Desde o séc. xix que o modelo do jornalismo é produzir notícias abaixo do preço de custo. O público sempre pagou muito menos do que elas custavam a ser feitas.

Não era, em virtude de esses custos serem suportados pela publicidade nos próprios meios. Serem colocados de borla no Google e no Facebook é substancialmente diferente.

A crise é meramente económica?

Eu sou moderadamente otimista. Não pode haver democracia sem jornalismo.

Mas pode não haver democracia.

Mas há uma democracia formal com eleições, um regime em que não batem no Eduardo nem no Nuno por questões de opinião. Não creio que na Europa ocidental estejamos na situação de despotismos como na Turquia de Erdogan ou na Rússia de Putin. É uma democracia controlada pela elite do costume, mas temos de lhe chamar uma democracia.

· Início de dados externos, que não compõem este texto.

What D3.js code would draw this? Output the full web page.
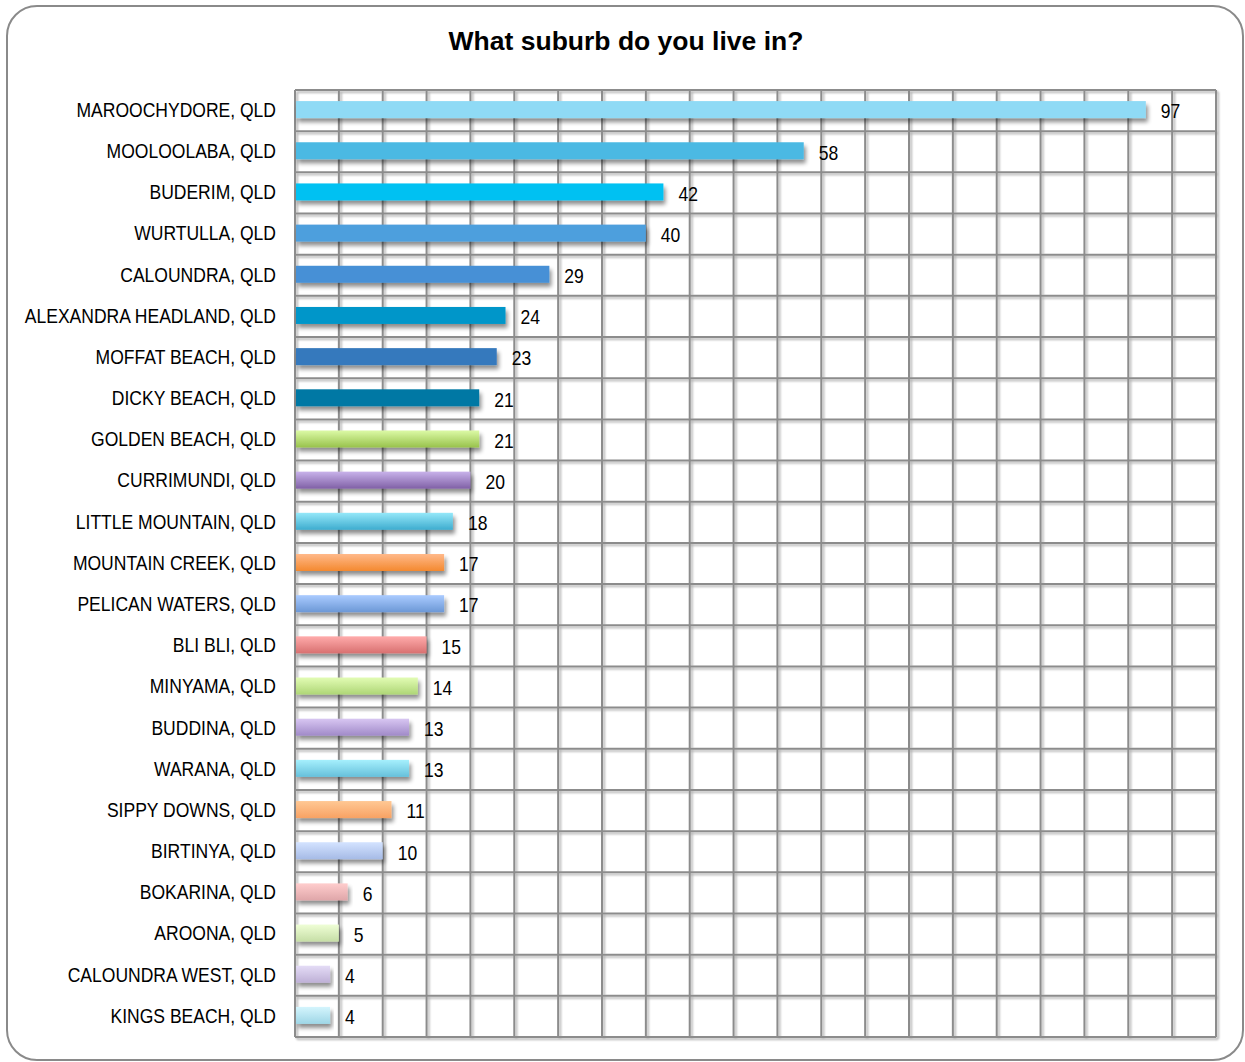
<!DOCTYPE html>
<html><head><meta charset="utf-8">
<script src="https://cdn.jsdelivr.net/npm/d3@7/dist/d3.min.js"></script>
<style>
html,body{margin:0;padding:0;background:#fff;}
svg{display:block;}
</style></head>
<body>
<svg id="chart" width="1245" height="1062"></svg>
<script>
const categories = ["MAROOCHYDORE, QLD","MOOLOOLABA, QLD","BUDERIM, QLD","WURTULLA, QLD","CALOUNDRA, QLD","ALEXANDRA HEADLAND, QLD","MOFFAT BEACH, QLD","DICKY BEACH, QLD","GOLDEN BEACH, QLD","CURRIMUNDI, QLD","LITTLE MOUNTAIN, QLD","MOUNTAIN CREEK, QLD","PELICAN WATERS, QLD","BLI BLI, QLD","MINYAMA, QLD","BUDDINA, QLD","WARANA, QLD","SIPPY DOWNS, QLD","BIRTINYA, QLD","BOKARINA, QLD","AROONA, QLD","CALOUNDRA WEST, QLD","KINGS BEACH, QLD"];
const values = [97,58,42,40,29,24,23,21,21,20,18,17,17,15,14,13,13,11,10,6,5,4,4];
const colorTop = ["#8fdaf5","#4cb9e3","#00c1f2","#4e9fdd","#4690d6","#0096c9","#3479bd","#0078a4","#dcfaa6","#c8b2ea","#95e8f9","#ffb98a","#aacbff","#ffabab","#e2fcb4","#d8c6f2","#a6f0fd","#ffc894","#d4e3ff","#ffcdcd","#effed6","#e4dcf6","#d4f5fd"];
const colorBottom = ["#8fdaf5","#4cb9e3","#00c1f2","#4e9fdd","#4690d6","#0096c9","#3479bd","#0078a4","#98c24c","#8060a6","#3eaccf","#f4892f","#6c98d6","#d87070","#aed676","#a08ac8","#66c0db","#f8a264","#a6bbe6","#dfa6a9","#c6dea6","#beb0d6","#9ed6e6"];
const title = "What suburb do you live in?";

const svg = d3.select("#chart");
const W = 1245, H = 1062;
const margin = {left:295, right:W-1216, top:90, bottom:H-1037};
const FONT = "'Liberation Sans', Arial, sans-serif";
const FS = 21, SX = 0.835; // narrow look: horizontally condensed
const defs = svg.append("defs");
const sh = defs.append("filter").attr("id","shadow").attr("x","-5%").attr("y","-50%").attr("width","115%").attr("height","250%");
sh.append("feGaussianBlur").attr("in","SourceAlpha").attr("stdDeviation",2);
sh.append("feOffset").attr("dx",2).attr("dy",4).attr("result","ob");
sh.append("feComponentTransfer").append("feFuncA").attr("type","linear").attr("slope",0.45);
const mg = sh.append("feMerge"); mg.append("feMergeNode"); mg.append("feMergeNode").attr("in","SourceGraphic");
const gsh = defs.append("filter").attr("id","gshadow").attr("x","-50%").attr("y","-5%").attr("width","200%").attr("height","110%");
gsh.append("feGaussianBlur").attr("in","SourceAlpha").attr("stdDeviation",1);
gsh.append("feOffset").attr("dx",1.5).attr("dy",1.5);
gsh.append("feComponentTransfer").append("feFuncA").attr("type","linear").attr("slope",0.3);
const mg2 = gsh.append("feMerge"); mg2.append("feMergeNode"); mg2.append("feMergeNode").attr("in","SourceGraphic");

categories.forEach((c,i)=>{
  const g = defs.append("linearGradient").attr("id","grad"+i).attr("x1",0).attr("y1",0).attr("x2",0).attr("y2",1);
  g.append("stop").attr("offset","0%").attr("stop-color",colorTop[i]);
  g.append("stop").attr("offset","100%").attr("stop-color",colorBottom[i]);
});

svg.append("rect").attr("x",7).attr("y",6).attr("width",1236).attr("height",1054).attr("rx",30).attr("ry",30)
  .attr("fill","#fff").attr("stroke","#8a8a8a").attr("stroke-width",2);

svg.append("text").attr("x",626).attr("y",50).attr("text-anchor","middle")
  .attr("font-family",FONT).attr("font-weight","bold").attr("font-size",26.5)
  .attr("fill","#000").text(title);

const x = d3.scaleLinear().domain([0,105]).range([margin.left, W-margin.right]);
const y = d3.scaleBand().domain(categories).range([margin.top, H-margin.bottom]).paddingInner(0).paddingOuter(0);

// gridlines
const grid = svg.append("g").attr("filter","url(#gshadow)");
grid.selectAll("line.v").data(d3.range(0,106,5)).join("line")
  .attr("x1",d=>x(d)).attr("x2",d=>x(d)).attr("y1",margin.top).attr("y2",H-margin.bottom)
  .attr("stroke","#8c8c8c").attr("stroke-width",2);
const hb = categories.map(c=>y(c)).concat([H-margin.bottom]);
grid.selectAll("line.h").data(hb).join("line")
  .attr("x1",margin.left).attr("x2",W-margin.right).attr("y1",d=>d).attr("y2",d=>d)
  .attr("stroke","#8c8c8c").attr("stroke-width",2);

// category labels
const yAxis = d3.axisLeft(y).tickSize(0).tickPadding(19);
const ya = svg.append("g").attr("transform",`translate(${margin.left},0)`).call(yAxis);
ya.select(".domain").remove();
ya.selectAll("text").attr("font-family",FONT).attr("font-size",FS).attr("fill","#000")
  .attr("x",-19/SX).attr("dy","0.3em").attr("transform",`scale(${SX},1)`);

// bars
const bh = 17;
svg.append("g").selectAll("rect").data(values).join("rect")
  .attr("x",x(0)+1).attr("y",(d,i)=>y(categories[i])+y.bandwidth()/2-bh/2-1)
  .attr("width",d=>x(d)-x(0)-1).attr("height",bh)
  .attr("fill",(d,i)=>`url(#grad${i})`).attr("filter","url(#shadow)");

// value labels
svg.append("g").selectAll("g").data(values).join("g")
  .attr("transform",(d,i)=>`translate(${x(d)+15},${y(categories[i])+y.bandwidth()/2})`)
  .append("text").attr("transform",`scale(${SX},1)`).attr("dy","0.37em")
  .attr("font-family",FONT).attr("font-size",FS).attr("fill","#000")
  .text(d=>d);
</script>
</body></html>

E isso implica ter jornalismo mesmo que não haja ninguém que o pague?

Acho que sim. Vê-se já por aí gente, quer das elites mais cultas e educadas quer do próprio Estado, a procurar meios para haver jornalismo: não para o influenciar, mas para permitir que ele exista.

Como se subsidia o cinema e outras coisas?

Exatamente, arranjar maneiras de manter o jornalismo, dada a espiral em que se entrou com a oferta gratuita de conteúdos e a concorrência de alternativas não jornalísticas que fazem sombra aos órgãos de comunicação social. As democracias, por muito imperfeitas que sejam, necessitam de jornalismo.

Mas não há uma crise da mediação? Os conteúdos nas redes sociais feitos por cidadãos comuns concorrem em pé de igualdade com o jornalismo e muitas vezes não se consegue perceber a diferença de qualidade, dado os cortes sucessivos de meios no jornalismo.

Há uma crise. Não sei dizer como vai ser ultrapassada. Mas acho que não é possível substituir o jornalismo em democracia. Ele vai ter de evoluir para se manter como atividade e provavelmente será através do mecenato ou de outras soluções: como a Igreja pagava aos artistas, agora alguém vai ter de pagar aos jornalistas.